Merle H. Bensinger Professor of Gerontology
Age differences in effect of emotion on cognition; cultural differences in stress and coping models for distress among dementia caregivers; wisdom
Bob G. Knight, Ph.D., is the Merle H. Bensinger Professor of Gerontology and Professor of Psychology at the USC Davis School of Gerontology/Andrus Gerontology Center. In addition to that position, he also serves as director of the Tingstad Older Adult Counseling Center.
He has published extensively in mental health and aging, including Psychotherapy with older adults (Sage, 3rd ed. 2004, available in French, Dutch, Japanese and Chinese translations). He is working with Nancy Pachana, Ph.D. (University of Queensland) on Psychological assessment and therapy with older adults, under contract with Oxford University Press.
His writing on psychotherapy with older adults includes development of the Contextual Adult Life Span Theory for Adapting Psychotherapy (CALTAP), which applies life span developmental principles to therapy with older adults.
Dr. Knight’s work has been recognized by multiple national awards, including:
Dr. Knight has been active in various professional organizations relating to psychology and aging. He served as the President of Section II, Division 12 (Clinical Geropsychology) of the American Psychological Association in 1997; President of APA Division of Adult Development and Aging, 2003-04; chair of the APA Committee in Aging, 2001. In 2006, he co-chaired (with Michele Karel) the National Conference on Training Models in Clinical Geropsychology. In 2007-08, he helped to organize and was the founding Chair of the Council of Professional Geropsychology Training Programs.
Current research interests include cultural difference in stress and coping models used to understand family caregiving as well as age differences in the effects of emotion on cognition. Knight and his collaborators have developed and are refining a sociocultural stress and coping model for understanding physical and mental health effects of stress related to caring for a family member with dementia.
The work to date has suggested a common core model that links behavioral problems of the person with dementia to perceived burden to avoidant coping strategies to emotional distress and subjective physical health outcomes.

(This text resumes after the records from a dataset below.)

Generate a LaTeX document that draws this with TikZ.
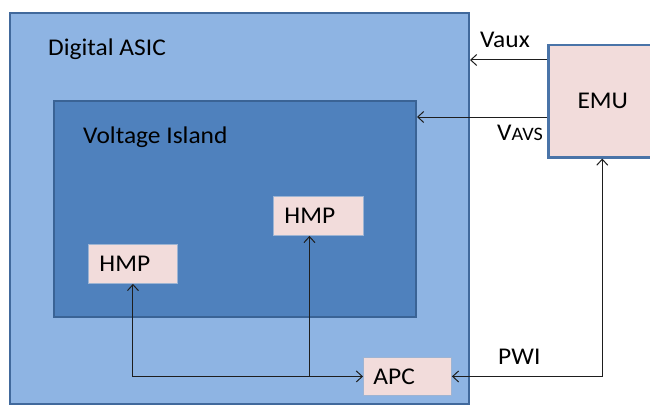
\documentclass[tikz,border=0pt]{standalone}
\usepackage{fontspec}
\setmainfont{Carlito}[FakeStretch=1.06]
\usetikzlibrary{arrows.meta}
\definecolor{outerfill}{HTML}{8EB4E3}
\definecolor{outerline}{HTML}{41699C}
\definecolor{innerfill}{HTML}{4F81BD}
\definecolor{innerline}{HTML}{3A6395}
\definecolor{pinkfill}{HTML}{F2DCDB}
\definecolor{pinkline}{HTML}{9DB4D3}
\definecolor{emuline}{HTML}{4A74A8}
\definecolor{wire}{HTML}{1E1E1E}
\begin{document}
\begin{tikzpicture}[x=1pt,y=-1pt,
  region/.style={draw, rectangle, anchor=north west, inner sep=0pt},
  pinkbox/.style={rectangle, fill=pinkfill, draw=pinkline, line width=0.9pt, anchor=north west, inner ysep=0pt, inner xsep=11pt, align=left, font=\fontsize{24}{28}\selectfont},
  lbl/.style={inner sep=0pt, anchor=base west, font=\fontsize{24}{28}\selectfont},
  wirestyle/.style={draw=wire, line width=1pt},
  tipA/.tip={Straight Barb[length=6pt,width=11pt,line width=1pt]}
]
\useasboundingbox[fill=white] (0,0) rectangle (650,404);
\clip (0,0) rectangle (650,404);
% regions
\node[region, fill=outerfill, draw=outerline, line width=2pt, minimum width=459pt, minimum height=391pt] (asic) at (9,12) {};
\node[region, fill=innerfill, draw=innerline, line width=2pt, minimum width=362pt, minimum height=216pt] (island) at (53,100) {};
\node[region, fill=pinkfill, draw=emuline, line width=2.5pt, minimum width=116pt, minimum height=112pt, font=\fontsize{24}{28}\selectfont] (emu) at (547,44) {\hspace*{-7pt}EMU};
% titles
\node[lbl] (tasic) at (48,56) {Digital ASIC};
\node[lbl] (tisland) at (83,143) {Voltage Island};
% small boxes
\node[pinkbox, text width=67pt, minimum height=39pt] (hmpa) at (88,244) {HMP};
\node[pinkbox, text width=68pt, minimum height=39pt] (hmpb) at (273,196) {HMP};
\node[pinkbox, inner xsep=10pt, text width=68pt, minimum height=38pt] (apc) at (363,357) {APC};
% labels
\node[lbl] (vaux) at (480,48) {Vaux};
\node[lbl] (vavs) at (497,140) {V{\fontsize{19}{22}\selectfont AVS}};
\node[lbl] (pwi) at (498,364) {PWI};
% connectors
\coordinate (jct) at ([xshift=-9pt]hmpb.south |- apc.west);
\coordinate (emuin) at ([xshift=-4pt]emu.south);
\draw[wirestyle, -{tipA}] (emu.west |- 0,60) -- (asic.east |- 0,60);
\draw[wirestyle, -{tipA}] (emu.west |- 0,117) -- (island.east |- 0,117);
\draw[wirestyle, {tipA}-{tipA}] (apc.east) -- (emuin |- apc.east) -- (emuin);
\draw[wirestyle, {tipA}-{tipA}] (hmpa.south) -- (hmpa.south |- apc.west) -- (apc.west);
\draw[wirestyle, -{tipA}] (jct) -- ([xshift=-9pt]hmpb.south);
\end{tikzpicture}
\end{document}
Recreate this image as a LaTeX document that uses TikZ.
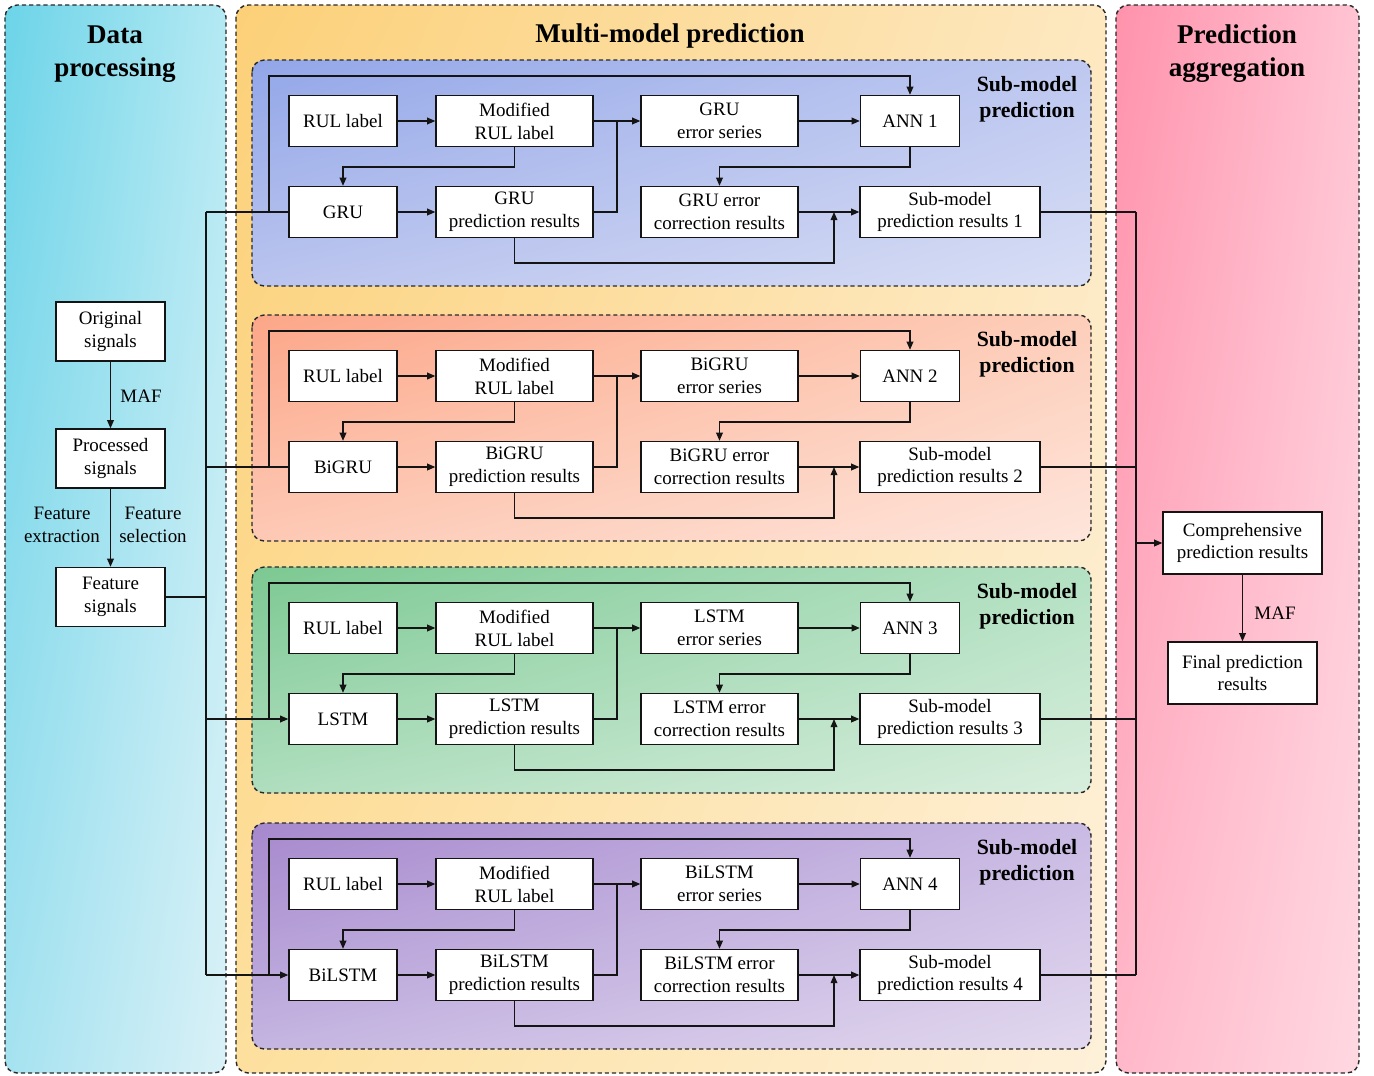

This common model is elaborated in different ways across cultural groups studied to date, which have included African Americans, Latinos and Korean Americans as well as cross-national comparisons with caregivers in Korea and in Spain. The work has also suggested that the group specific differences are found more in differential coping styles and in social support rather than in cultural values.
There is also some evidence for biological markers of stress showing effects of caregiving in minority groups that are not self-reporting poor health. Future aims for this line of research include further refinement of the sociocultural stress and coping model with special attention the discrepancy between biomarkers indicators of stress and self-reported effects, the development of measures of group-specific cultural values related to caregiving and the development of an intervention for caregivers rooted in the sociocultural stress and coping model.
The work on age differences on the effects of emotion on cognition has used mood induction experimental research to replicate the mood congruence effect for depression and the selective attention to threat effect for anxiety in older adult populations. The mood congruence effect for recall of sad memories in sad mood seems to affect more cognitive tasks in older adults than in younger adults and to impede recall of positive memories in older adults. Future work on this line of research will be focused on better understanding the processes leading to age differences in the effects of emotion on cognition, examining these effects in clinical populations of older adults with depression and anxiety, and exploring whether these differences suggest modifications are needed in cognitive behavior therapy (which is theoretically connected in part with these emotion-cognition relationships) when practiced with older adults.
Dr. Knight received his Ph.D. in clinical psychology from Indiana University, Bloomington, IN. His professional experience in working with older adults began while working at the Urban League of Madison County (IN) where he organized and served as first president of the Madison County Council on Aging in 1973.
Gero 320 Psychology of Adult Development (4, Fa) How psychologists study thinking, memory, emotions, personality, and behavior, and how people change in these throughout adulthood to old age.
Gero 520 Life Span Developmental Psychology (2 or 4, FaSm) Behavior from adulthood to old age; study of major components of behavior such as perception, cognitive processes, personality, intergenerational relationships, sexuality, and life styles.
Gero 522 Counseling Older Adults and Their Families (2 or 4, Sp) Theory and application of assessment and intervention techniques with older adults and their families. Topics include: treatment modalities, psychopathology, ethical and legal issues, brain disorders.
Gero 628 Theories of Aging (4, Fa)An examination of the nature and adequacy of existing explanations of aging. Focus will be on psychological, sociological, and biological paradigms, and on the epistemology of theory.